Maestro Baker is committed to the training and education of young musicians. He served as Adjunct Associate Professor of Music and Interim Chair at the University of North Carolina at Asheville, and has taught at Mars Hill College, Southern Illinois University at Edwardsville, and the State University of New York at Purchase. He is the former Music Director of the New York Youth Symphony at Carnegie Hall, and conductor laureate of the York (PA) Youth Symphony. He has also been a guest faculty member at the North Carolina School of the Arts in Winston-Salem. He recently joined the adjunct faculty of Penn State York.
Robert can count many of the music world's leading figures among his private teachers. Born in New York, he began playing the oboe at age 9, and continued his musical studies at the Manhattan School of Music and the Horace Mann School, where his teachers included Johannes Somary, Henry Bloch, and Henry Schuman. He holds a diploma in conducting from the Salzburg Mozarteum in Austria, where he made his professional conducting debut at age 17 after studies with Herbert von Karajan, and a diploma in oboe from the Summer Academy in Nice, France, where he studied with Lucien Debray. He is a cum laude graduate of Harvard, where conducted the Bach Society Orchestra for two seasons, while studying conducting privately with Leonard Bernstein and James Yannatos, and oboe with Ralph Gomberg. His early training included conducting rehearsals of the Indianapolis, Baltimore, and Quebec Symphonies.
He holds two master's degrees and a doctorate in conducting from the Yale School of Music, where he studied conducting with Otto-Werner Mueller and Arthur Weisberg, and oboe with Robert Bloom and Ronald Roseman. Robert was the founding Music Director of the Connecticut Philharmonic Orchestra at age 22, receiving critical acclaim for its debut in Boston Symphony Hall. A scholar in American music, he worked on closely on projects with composers Aaron Copland, Samuel Barber and Suzanne Bloch while at Yale, where he also gave lectures on score reading and analysis as a graduate assistant. He did extensive research on the manuscripts of orchestral works by Horatio Parker (better known as the teacher of Charles Ives) and Paul Hindemith. Robert is also an expert on the music of Caryl Florio (born William Robjohn), the London-born organist who became composer-in-residence at the famed Biltmore Estate in Asheville, NC in the early 20th century.
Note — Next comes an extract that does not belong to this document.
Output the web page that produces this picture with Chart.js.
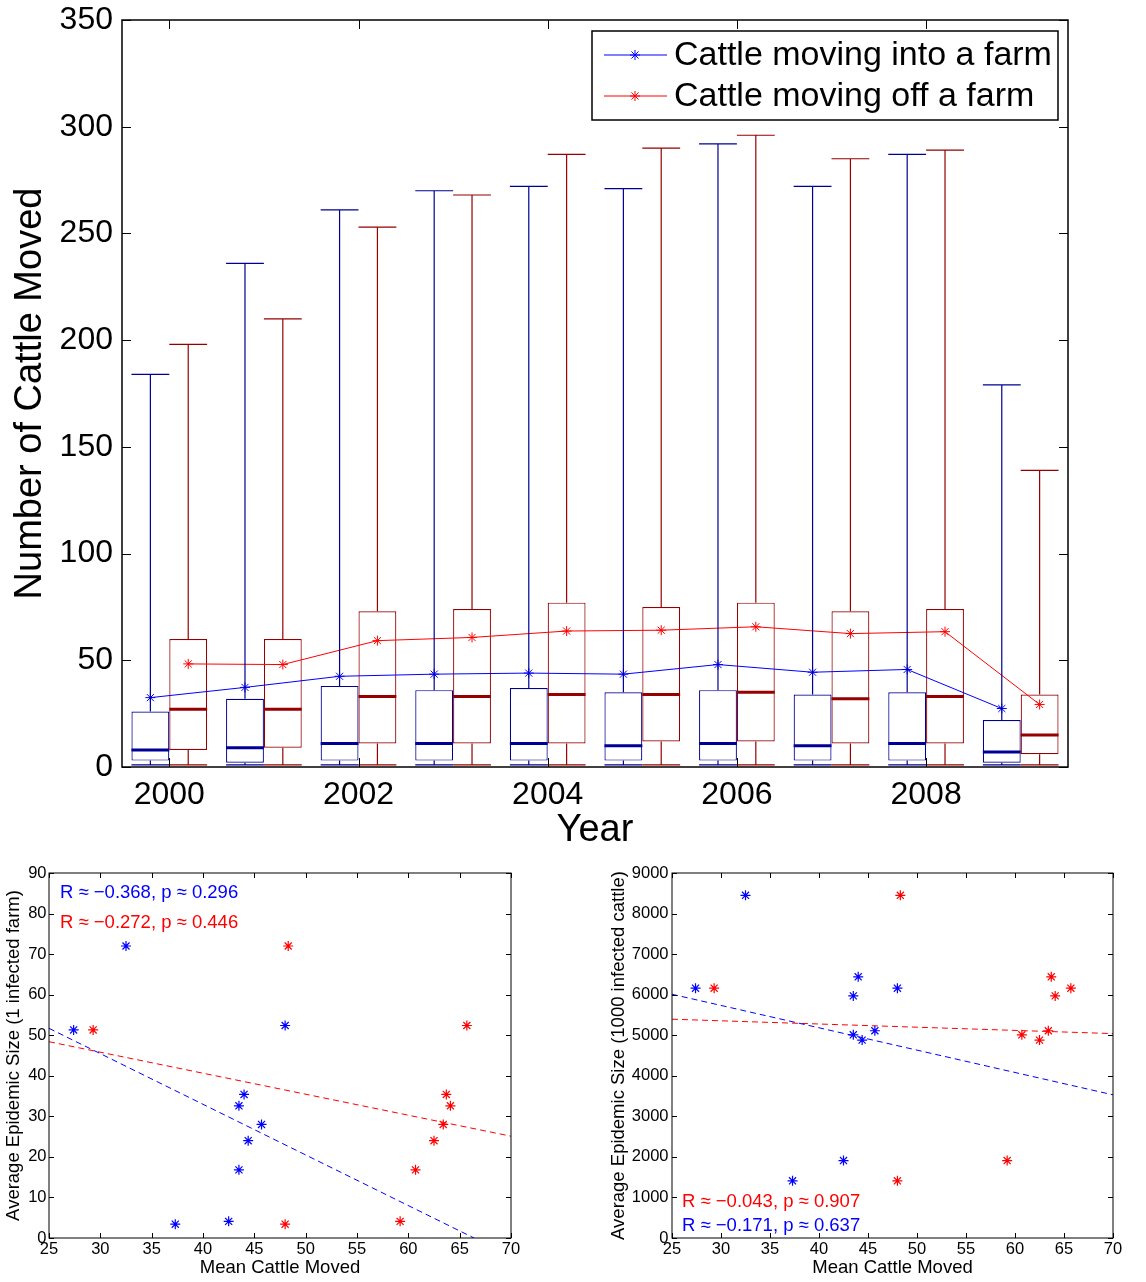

Robert was awarded an honorary doctorate in Humane Letters from York College of Pennsylvania, and has received two awards from the American Society of Composers, Publishers & Authors for contemporary music programming. He has recorded with several record labels, including Aurefon, Ernest Bloch Society, and Sonari. His arrangement of the Borodin Nocturne is currently available on compact disc from Vanguard Records played by the English Chamber Orchestra. While in London, he studied the symphonies of Haydn and oratorios of Handel from original manuscripts at the British Museum. Robert, an active oboist, is married to Barbra Duvall Baker, flutist and jazz vocalist. They have appeared in joint recital at the Palaces of St. Petersburg Chamber Music Festival in Russia, and recently played on the Performers of Westchester Chamber Music Series in New York. The busy musical couple raises and rides Paso Fino and Andalusian horses in their spare time.